(TASK INPUT):
#####

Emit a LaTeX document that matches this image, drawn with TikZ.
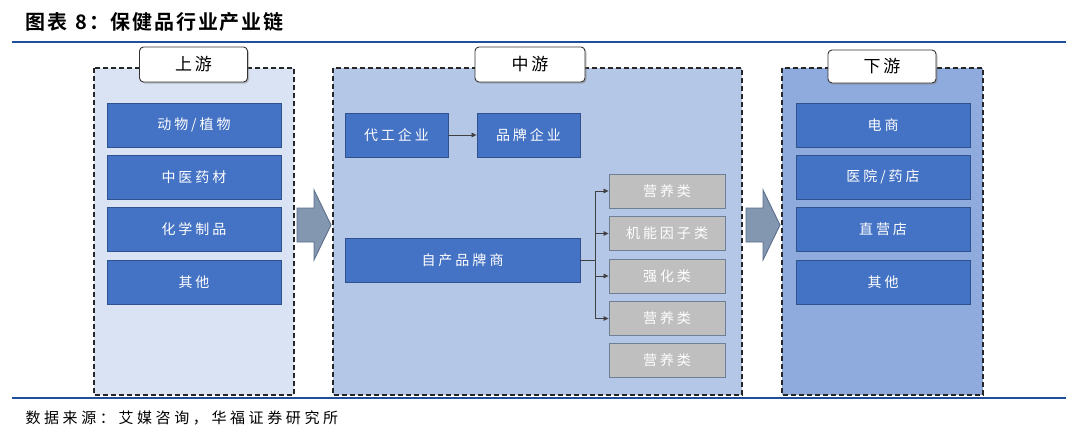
\documentclass[tikz,border=0pt]{standalone}
\usepackage{fontspec}
\setmainfont{Noto Sans CJK SC}
\newfontfamily\cjk{Noto Sans CJK SC}
\newfontfamily\cjkb{Noto Sans CJK SC Bold}
\usetikzlibrary{shadows,arrows.meta}
\makeatletter
\newcommand\spc[2]{\def\sp@gap{#1}\@tfor\sp@c:=#2\do{\sp@c\hspace{\sp@gap}}\unskip}
\makeatother
\definecolor{rule}{HTML}{1F4E9A}
\definecolor{paneA}{HTML}{DAE3F3}
\definecolor{paneB}{HTML}{B4C7E7}
\definecolor{paneC}{HTML}{8FAADC}
\definecolor{boxblue}{HTML}{4472C4}
\definecolor{boxedge}{HTML}{2F528F}
\definecolor{graybox}{HTML}{BFBFBF}
\definecolor{grayedge}{HTML}{6F7F95}
\definecolor{bigarrow}{HTML}{8497B0}
\definecolor{bigarrowedge}{HTML}{5B6E8C}
\begin{document}
\begin{tikzpicture}[x=1pt,y=-1pt,
  pane/.style={draw=black!85,line width=1.5pt,dash pattern=on 5pt off 3pt},
  tab/.style={draw=black!80,line width=0.9pt,fill=white,rounded corners=4pt,
    drop shadow={shadow xshift=1.5pt,shadow yshift=-1.5pt,opacity=0.45},
    font=\cjk\fontsize{17}{19}\selectfont},
  bluebox/.style={draw=boxedge,line width=0.9pt,fill=boxblue,text=white,
    font=\cjk\fontsize{14}{16}\selectfont},
  graybx/.style={draw=grayedge,line width=0.9pt,fill=graybox,text=white,
    font=\cjk\fontsize{14}{16}\selectfont},
  link/.style={draw=black!75,line width=0.7pt,-{Triangle[length=5pt,width=4.5pt]}},
  blockarrow/.style={draw=bigarrowedge,line width=0.9pt,fill=bigarrow}
]
\useasboundingbox (0,0) rectangle (1080,440);
% title and rules
\node[anchor=west,font=\cjkb\fontsize{20}{22}\selectfont] (title) at (22,22) {\spc{1.8pt}{图表{\ }8：保健品行业产业链}};
\draw[rule,line width=1.6pt] (12,42) -- (1066,42);
\draw[rule,line width=1.6pt] (12,398) -- (1066,398);
\node[anchor=west,font=\cjk\fontsize{15}{17}\selectfont] (source) at (22,418) {\spc{3.6pt}{数据来源：艾媒咨询，华福证券研究所}};

% panes
\path[pane,fill=paneA] (94,68) rectangle (294,395);
\path[pane,fill=paneB] (333,68) rectangle (742,395);
\path[pane,fill=paneC] (782,68) rectangle (983,395);

% tabs
\node[tab,minimum width=108pt,minimum height=35pt] (up) at (193.5,64.5) {\spc{3pt}{上游}};
\node[tab,minimum width=110pt,minimum height=35pt] (mid) at (530,64.5) {\spc{3pt}{中游}};
\node[tab,minimum width=108pt,minimum height=33pt] (down) at (882,66.5) {\spc{3pt}{下游}};

% upstream
\node[bluebox,minimum width=174pt,minimum height=44pt] (u1) at (194,125) {\spc{3pt}{动物/植物}};
\node[bluebox,minimum width=174pt,minimum height=44pt] (u2) at (194,177) {\spc{3pt}{中医药材}};
\node[bluebox,minimum width=174pt,minimum height=44pt] (u3) at (194,229) {\spc{3pt}{化学制品}};
\node[bluebox,minimum width=174pt,minimum height=44pt] (u4) at (194,282) {\spc{3pt}{其他}};

% downstream
\node[bluebox,minimum width=174pt,minimum height=44pt] (d1) at (883,125) {\spc{3pt}{电商}};
\node[bluebox,minimum width=174pt,minimum height=44pt] (d2) at (883,177) {\spc{3pt}{医院/药店}};
\node[bluebox,minimum width=174pt,minimum height=44pt] (d3) at (883,229) {\spc{3pt}{直营店}};
\node[bluebox,minimum width=174pt,minimum height=44pt] (d4) at (883,282) {\spc{3pt}{其他}};

% midstream
\node[bluebox,minimum width=103pt,minimum height=44pt] (oem) at (396.5,135) {\spc{3pt}{代工企业}};
\node[bluebox,minimum width=103pt,minimum height=44pt] (brand) at (528.5,135) {\spc{3pt}{品牌企业}};
\node[bluebox,minimum width=235pt,minimum height=44pt] (self) at (462.5,260) {\spc{3pt}{自产品牌商}};
\node[graybx,minimum width=116pt,minimum height=34pt] (g1) at (667,191) {\spc{3pt}{营养类}};
\node[graybx,minimum width=116pt,minimum height=34pt] (g2) at (667,233.5) {\spc{3pt}{机能因子类}};
\node[graybx,minimum width=116pt,minimum height=34pt] (g3) at (667,276) {\spc{3pt}{强化类}};
\node[graybx,minimum width=116pt,minimum height=34pt] (g4) at (667,318.5) {\spc{3pt}{营养类}};
\node[graybx,minimum width=116pt,minimum height=34pt] (g5) at (667,360.5) {\spc{3pt}{营养类}};

\draw[link] (oem) -- (brand);
\coordinate (fork) at (595,260);
\draw[draw=black!75,line width=0.7pt] (self.east) -- (fork);
\foreach \g in {g1,g2,g3,g4}{
  \draw[link] (fork) |- (\g.west);
}

% block arrows
\path[blockarrow] (297,208) -- (314,208) -- (314,190) -- (331,225) -- (314,260) -- (314,242) -- (297,242) -- cycle;
\path[blockarrow] (746,208) -- (763,208) -- (763,190) -- (780,225) -- (763,260) -- (763,242) -- (746,242) -- cycle;
\end{tikzpicture}
\end{document}
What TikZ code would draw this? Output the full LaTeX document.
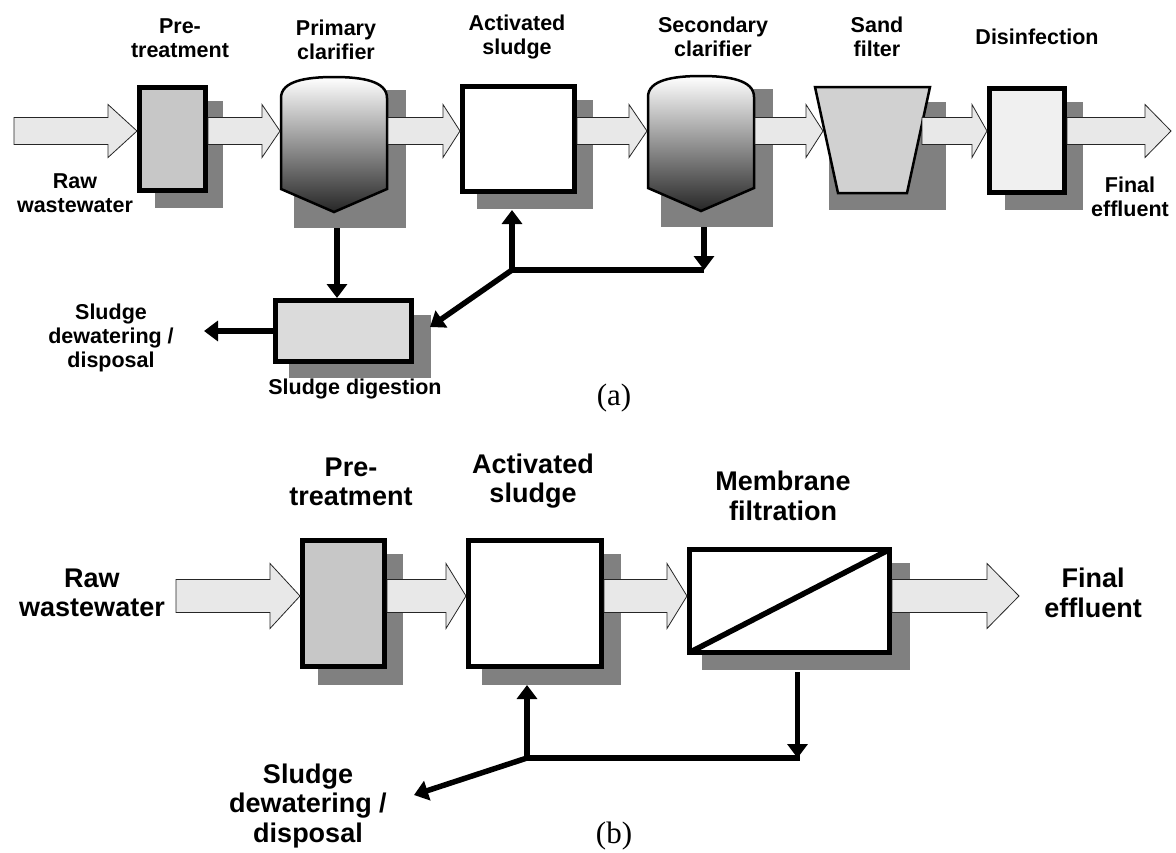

#####

Gather each line from the entries above that includes the word "LaTeX".

Emit a LaTeX document that matches this image, drawn with TikZ.
What TikZ code would draw this? Output the full LaTeX document.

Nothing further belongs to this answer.